SHUFFLE T VS HERETIC
Shuffle T vs Heretic, eh? This is a battle that, whenever I look back on it, I go “f**k me up the **** with a huge c*k, look how long ago this was” (look to the bottom of the page to see the uncensored version). 2015. I mean, what was happening back then? Charlie Hebdo, Conservatives winning the general UK election, Sepp Blatter resigned from FIFA. It was a HORRIBLE year. But out of the darkness shone a bright beacon of hope. Me.
This battle happened in Sheffield, the Steel City. Home to my mother-in-law’s dad, if you’re asking, which you obviously aren’t. It was a really fun one, actually. Great event. I understand somebody got headbutted? Great. Positivity.
Whispered Phrases.
Moments before entering the venue, I buttonholed Frankie Phraser and made him listen to my rounds. He liked them, but I think there was a bit of doubt. You see, when I rehearse, I’m never doing it to figure out how I’ll perform it, I’m simply trying to cement the fucking material in my brain. So, it’s usually a very underwhelming performance.
The 2nd round of this battle, which is a weird, conceptual thing about having a conversation with a stranger in a Starbucks, didn’t come across as well whispered in a car park. Luckily, the round went down really well in the building. It also gave birth to, what I sort of consider to be, my catchphrase: are you aware that all of this is rhyming?
I actually wrote the 2nd round about the Starbucks in a Starbucks, in Fleet the home of Marlo, my friend Helen Bauer and, now, my sisters and their families. Usually, when I’m writing a battle rap round, I pick and choose and swap and stop and start and rejig and write it all over a few weeks or more, but when I get an idea for a concept round, it tends to just tumble out onto the page and I, more or less, keep it the same, because they’re often narrative led, so there’s less room to move everything about in the same way and one moment naturally leads onto the next. It’s such a good feeling when the writing process is easy and the rhymes just match up with little effort, I absolutely love it.
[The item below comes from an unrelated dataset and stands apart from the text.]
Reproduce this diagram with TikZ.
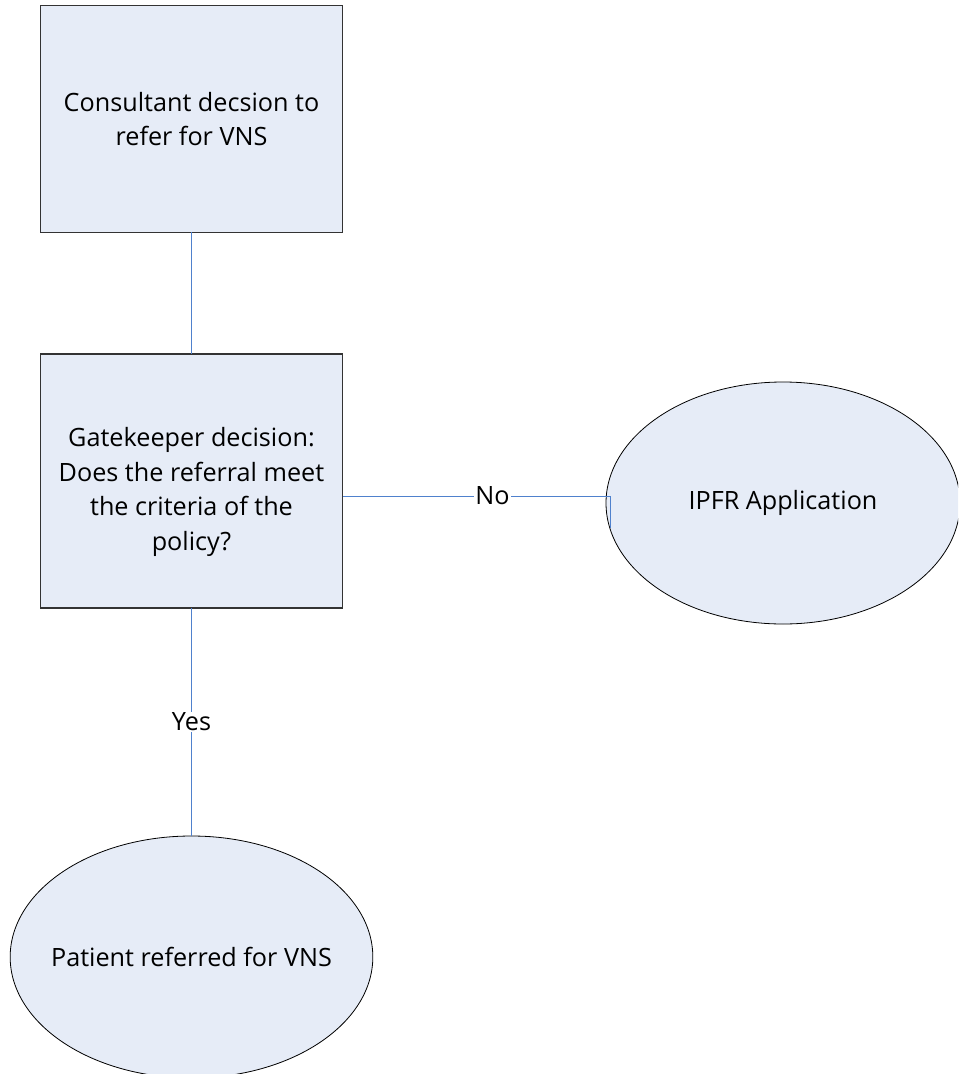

I wanted to do something that was quite immersive. I was aware that there were barely any punchlines in the whole thing, but I was praying the story telling approach would work out for me. Writing it was a joy, and performing it was, too. This is back when I used to do an entire round for a concept, rather than just half a round as I usually do, now. I wanted to do it all on one rhyme scheme to make it a bit more impressive. I don’t think I would do that now, I think I’d make it more varied so that it would keep dynamic.
It’s a hard call to make in that regard, because variety is key, but I feel like the rhyme scheme was SO rich, that it would be cool to do it. Also, Marlo did this kind of thing first in his Josh Fox battle third round, which is great, if you haven’t seen it.
HATRED FOR VEGANS.
In the 1st round, there’s a lot of anti-vegan stuff and I’d like to take this moment to say that I fucking hate vegans. That’s a joke I made, there and not a very nice one. No, I’ve nothing against vegans, veganism or anything like that. Other people’s diets are none of my concern and I know they’re definitely on the right side of history.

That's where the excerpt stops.